General characteristics
- Displacement: 682 tons
- Length: 170 ft (52 m)
- Beam: 30 ft 6 in (9.30 m)
- Draft: 13 ft (4 m)
- Propulsion: steam engine; screw propeller;
- Speed: 5 knots (9.3 km/h; 5.8 mph)
- Complement: 57
- Armament: 4 × 32-pounder guns

= USS Daylight =

USS Daylight was a steamship acquired by the Union Navy during the American Civil War. She was used by the Navy to patrol navigable waterways of the Confederacy to prevent the South from trading with other countries.

==Service history==
The screw steamer Daylight was built in 1859 by Samuel Sneden of New York City. She was chartered by the Navy 10 May 1861, purchased 12 October 1861, outfitted at the New York Navy Yard, and was commissioned 7 June 1861, Commander Samuel Lockwood in command. Daylight put to sea on 7 June 1861 for duty in the waters of Virginia and along the Atlantic coast as far south as Wilmington, North Carolina, where she assisted in the establishment of the Union blockade. She served as guard and picket ship and captured four vessels carrying contraband, recapturing one which attempted to escape, before arriving at Baltimore, Maryland, on 3 December for repairs.

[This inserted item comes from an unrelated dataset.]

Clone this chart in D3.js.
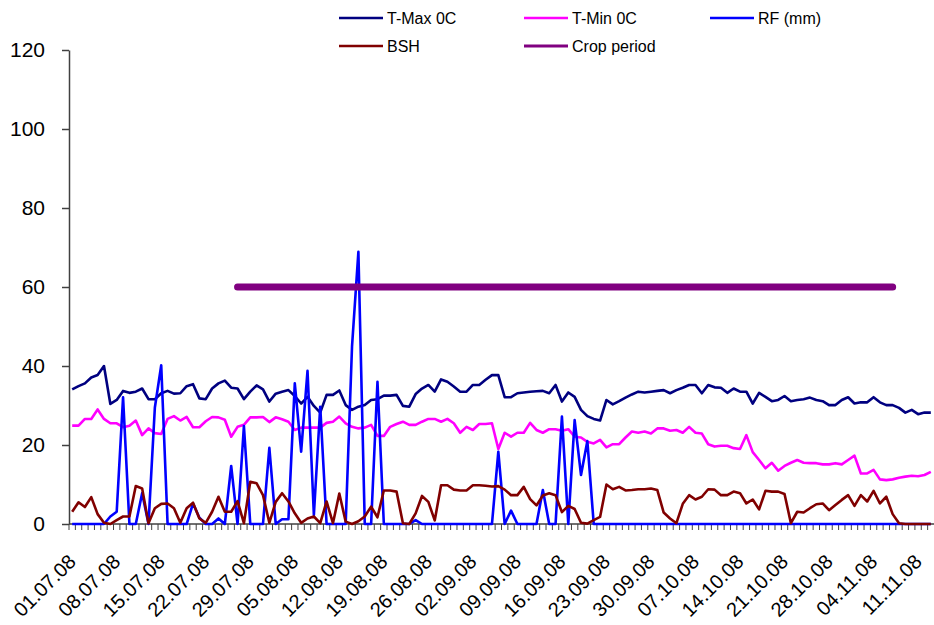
<!DOCTYPE html>
<html>
<head>
<meta charset="utf-8">
<script src="https://cdn.jsdelivr.net/npm/d3@7"></script>
<style>
  body { margin: 0; background: #fff; }
  svg { display: block; font-family: Arial, "Liberation Sans", sans-serif; }
</style>
</head>
<body>
<svg id="chart" width="934" height="625"></svg>
<script>
// daily readings 01.07.08 - 13.11.08
var tmax = [
    34.1, 34.9, 35.6, 37.1, 37.7, 40.0, 30.4, 31.4, 33.7, 33.2,
    33.5, 34.3, 31.6, 31.6, 33.1, 33.7, 33.0, 33.1, 34.9, 35.4,
    31.8, 31.6, 34.3, 35.6, 36.3, 34.5, 34.3, 31.6, 33.5, 35.1,
    34.1, 31.0, 33.0, 33.5, 33.9, 32.4, 30.5, 32.2, 29.9, 28.2,
    32.7, 32.7, 33.8, 30.1, 28.9, 29.7, 30.1, 31.4, 31.6, 32.5,
    32.5, 32.7, 29.9, 29.7, 32.9, 34.3, 35.2, 33.5, 36.6, 36.0,
    34.8, 33.5, 33.5, 35.2, 35.2, 36.5, 37.7, 37.7, 32.1, 32.1,
    33.1, 33.3, 33.5, 33.6, 33.7, 33.1, 35.2, 31.0, 33.3, 32.2,
    28.9, 27.3, 26.6, 26.2, 31.4, 30.3, 31.1, 32.0, 32.8, 33.5,
    33.3, 33.5, 33.7, 33.9, 33.1, 33.9, 34.5, 35.2, 35.2, 33.1,
    35.2, 34.6, 34.5, 33.2, 34.3, 33.5, 33.5, 30.5, 33.2, 32.2,
    31.1, 31.4, 32.4, 31.1, 31.4, 31.6, 32.0, 31.4, 31.1, 30.1,
    30.1, 31.4, 32.1, 30.5, 30.8, 30.8, 32.1, 30.8, 30.1, 30.1,
    29.4, 28.2, 28.9, 27.8, 28.2, 28.2
];
var tmin = [
    24.9, 24.9, 26.6, 26.6, 29.0, 26.6, 25.5, 25.5, 24.5, 24.9,
    26.2, 22.5, 24.2, 23.0, 22.8, 26.6, 27.3, 26.2, 27.1, 24.5,
    24.5, 26.0, 27.1, 27.0, 26.4, 22.1, 24.6, 25.1, 27.0, 27.0,
    27.1, 25.8, 27.0, 26.5, 25.9, 23.8, 24.4, 24.4, 24.4, 24.4,
    25.6, 25.9, 27.2, 25.5, 24.6, 24.2, 24.4, 25.1, 22.3, 22.3,
    24.6, 25.3, 25.9, 25.1, 25.1, 25.9, 26.6, 26.6, 25.9, 26.6,
    25.5, 23.1, 24.6, 23.8, 25.3, 25.3, 25.5, 19.0, 23.1, 22.1,
    23.1, 23.1, 25.6, 23.8, 23.1, 24.0, 24.0, 23.6, 24.0, 22.1,
    21.9, 20.8, 20.4, 21.3, 19.4, 20.2, 20.2, 21.9, 23.4, 23.1,
    23.4, 22.9, 24.2, 24.2, 23.6, 23.8, 23.1, 24.6, 23.1, 22.9,
    20.2, 19.6, 19.8, 19.8, 19.2, 19.0, 22.5, 18.2, 16.2, 14.1,
    15.5, 13.5, 14.7, 15.5, 16.2, 15.5, 15.4, 15.4, 15.1, 15.1,
    15.4, 15.1, 16.2, 17.3, 12.8, 12.8, 13.7, 11.3, 11.1, 11.3,
    11.7, 12.0, 12.2, 12.1, 12.4, 13.2
];
var rf = [
    0, 0, 0, 0, 0, 0, 1.9, 3.1, 32.1, 0,
    0, 7.8, 0, 29.5, 40.2, 0, 0, 0, 0, 5.2,
    1.6, 0, 0, 1.4, 0, 14.7, 0, 24.8, 0, 0,
    0, 19.3, 0, 1.2, 1.2, 35.6, 18.3, 38.8, 2.3, 29.7,
    0, 0, 0, 0, 45.0, 68.9, 0, 0, 36.0, 0,
    0, 0, 0, 0, 1.0, 0, 0, 0, 0, 0,
    0, 0, 0, 0, 0, 0, 0, 18.3, 0, 3.4,
    0, 0, 0, 0, 8.6, 0, 0, 27.2, 0, 26.3,
    12.4, 21.0, 0, 0, 0, 0, 0, 0, 0, 0,
    0, 0, 0, 0, 0, 0, 0, 0, 0, 0,
    0, 0, 0, 0, 0, 0, 0, 0, 0, 0,
    0, 0, 0, 0, 0, 0, 0, 0, 0, 0,
    0, 0, 0, 0, 0, 0, 0, 0, 0, 0,
    0, 0, 0, 0, 0, 0
];
var bsh = [
    3.1, 5.5, 4.3, 6.8, 2.5, 0.3, 0, 1.0, 1.9, 1.9,
    9.6, 9.0, 0.2, 4.0, 5.1, 5.2, 4.0, 0.3, 4.0, 5.4,
    1.4, 0.3, 3.1, 6.9, 3.1, 3.1, 5.8, 0.2, 10.7, 10.3,
    7.3, 0.3, 5.6, 7.8, 5.7, 2.7, 0.3, 1.4, 1.9, 0.2,
    5.7, 0.2, 7.7, 0.6, 0, 0.7, 1.9, 4.4, 1.7, 8.5,
    8.5, 8.2, 0.2, 0, 2.7, 7.1, 5.6, 0.9, 9.8, 9.8,
    8.7, 8.5, 8.5, 9.8, 9.8, 9.7, 9.5, 9.6, 8.7, 7.3,
    7.3, 9.4, 6.3, 4.7, 7.2, 7.8, 7.3, 3.0, 4.6, 3.8,
    0.3, 0.1, 1.0, 1.8, 10.0, 8.8, 9.4, 8.5, 8.6, 8.8,
    8.8, 9.0, 8.6, 2.9, 1.4, 0.2, 5.1, 7.3, 6.2, 6.9,
    8.8, 8.7, 7.3, 7.3, 8.2, 7.8, 5.2, 6.2, 3.7, 8.4,
    8.2, 8.2, 7.6, 0.2, 3.1, 2.9, 4.0, 5.0, 5.2, 3.5,
    4.8, 6.1, 7.3, 4.6, 7.3, 5.7, 8.4, 5.2, 6.9, 2.5,
    0.2, 0, 0, 0, 0, 0
];
var cropPeriod = ["27.07.08", "07.11.08"];
var cropLevel = 60;

var tickLabels = ["01.07.08", "08.07.08", "15.07.08", "22.07.08", "29.07.08",
    "05.08.08", "12.08.08", "19.08.08", "26.08.08", "02.09.08", "09.09.08",
    "16.09.08", "23.09.08", "30.09.08", "07.10.08", "14.10.08", "21.10.08",
    "28.10.08", "04.11.08", "11.11.08"];
var yTicks = [0, 20, 40, 60, 80, 100, 120];

var seriesNames = ["T-Max 0C", "T-Min 0C", "RF (mm)", "BSH", "Crop period"];
var seriesColors = ["#000080", "#ff00ff", "#0000ff", "#800000", "#800080"];

chart = {};
chart.fmt = d3.utcFormat("%d.%m.%y");
chart.parse = d3.utcParse("%d.%m.%y");
chart.margins = { top: 50, bottom: 101, left: 69, right: 0 };

chart.init = function() {
    this.svg = d3.select("#chart");
    this.width = +this.svg.attr("width");
    this.height = +this.svg.attr("height");

    // one category per day
    this.dates = d3.utcDay.range(this.parse(tickLabels[0]),
        d3.utcDay.offset(this.parse(tickLabels[0]), tmax.length)).map(this.fmt);

    this.x = d3.scaleBand()
        .domain(this.dates)
        .range([this.margins.left, this.width - this.margins.right]);
    this.y = d3.scaleLinear()
        .domain([0, 120])
        .range([this.height - this.margins.bottom, this.margins.top]);

    this.drawAxes();
    this.drawSeries();
    this.drawLegend();
};

chart.cx = function(d) {
    return chart.x(d) + chart.x.bandwidth() / 2;
};

chart.drawAxes = function() {
    var y0 = this.y(0);

    var yAxis = this.svg.append("g")
        .attr("transform", `translate(${this.margins.left},0)`)
        .call(d3.axisLeft(this.y).tickValues(yTicks).tickSize(7)
            .tickPadding(17).tickSizeOuter(0));
    yAxis.select(".domain").attr("stroke", "#404040").attr("stroke-width", 1.5);
    yAxis.selectAll(".tick line").attr("stroke", "#404040").attr("stroke-width", 1.5);
    yAxis.selectAll(".tick text")
        .attr("font-size", 21)
        .attr("font-family", "Arial, 'Liberation Sans', sans-serif")
        .attr("fill", "#000");

    var xAxis = this.svg.append("g");
    xAxis.append("line")
        .attr("x1", this.x.range()[0])
        .attr("x2", this.x.range()[1])
        .attr("y1", y0).attr("y2", y0)
        .attr("stroke", "#404040").attr("stroke-width", 1.5);
    xAxis.selectAll(".xt")
        .data(this.dates)
        .enter().append("line")
        .attr("class", "xt")
        .attr("x1", (d) => this.x(d)).attr("x2", (d) => this.x(d))
        .attr("y1", y0).attr("y2", y0 + 6)
        .attr("stroke", "#404040").attr("stroke-width", 1);

    xAxis.selectAll(".xl")
        .data(tickLabels)
        .enter().append("text")
        .attr("class", "xl")
        .attr("transform", (d) => `translate(${this.cx(d)},${y0 + 34}) rotate(-45)`)
        .attr("text-anchor", "end")
        .attr("dy", "0.35em")
        .attr("font-size", 20)
        .attr("fill", "#000")
        .text((d) => d);
};

chart.drawSeries = function() {
    var line = d3.line()
        .x((d, i) => this.cx(this.dates[i]))
        .y((d) => this.y(d));

    var g = this.svg.append("g").attr("fill", "none");
    [tmax, tmin, rf, bsh].forEach((values, k) => {
        g.append("path")
            .datum(values)
            .attr("d", line)
            .attr("stroke", seriesColors[k])
            .attr("stroke-width", 2.6)
            .attr("stroke-linejoin", "round");
    });

    // crop period bar
    g.append("line")
        .attr("x1", this.cx(cropPeriod[0]))
        .attr("x2", this.cx(cropPeriod[1]))
        .attr("y1", this.y(cropLevel))
        .attr("y2", this.y(cropLevel))
        .attr("stroke", seriesColors[4])
        .attr("stroke-width", 7)
        .attr("stroke-linecap", "round");
};

chart.drawLegend = function() {
    var cols = [339, 524, 710];
    var rows = [18, 46];
    var legend = this.svg.append("g");
    seriesNames.forEach((name, i) => {
        var lx = cols[i % 3], ly = rows[Math.floor(i / 3)];
        legend.append("line")
            .attr("x1", lx).attr("x2", lx + 44)
            .attr("y1", ly).attr("y2", ly)
            .attr("stroke", seriesColors[i])
            .attr("stroke-width", i === 4 ? 3 : 2.5);
        legend.append("text")
            .attr("x", lx + 48).attr("y", ly)
            .attr("dy", "0.35em")
            .attr("font-size", 16)
            .attr("fill", "#000")
            .text(name);
    });
};

chart.init();
</script>
</body>
</html>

On 26 January 1862, Daylight departed for Hampton Roads, cruising off the Virginia coast until 16 April when she sailed for Beaufort, North Carolina. She joined in the bombardment and capture of Fort Macon, North Carolina, on 25 and 26 April, receiving a damaging shot in her hull. She continued her duty, attacking Fort Fisher on 4 November 1862. During this attack she lost her second cutter and its crew. By the time she sailed for Baltimore and repairs on 30 April 1863, she had captured eight vessels. Repairs completed, Daylight sailed from Hampton Roads on 7 September 1863 to serve with the North Atlantic Blockading Squadron until 13 October 1864. Two days later she arrived at Fort Monroe and on the 22nd stood up the James River for guard and picket duty which continued until 6 May 1865. On 7 May, she put into Norfolk and five days later got underway for New York Navy Yard. She was placed out of commission there on 24 May 1865 and sold on 25 October of the same year.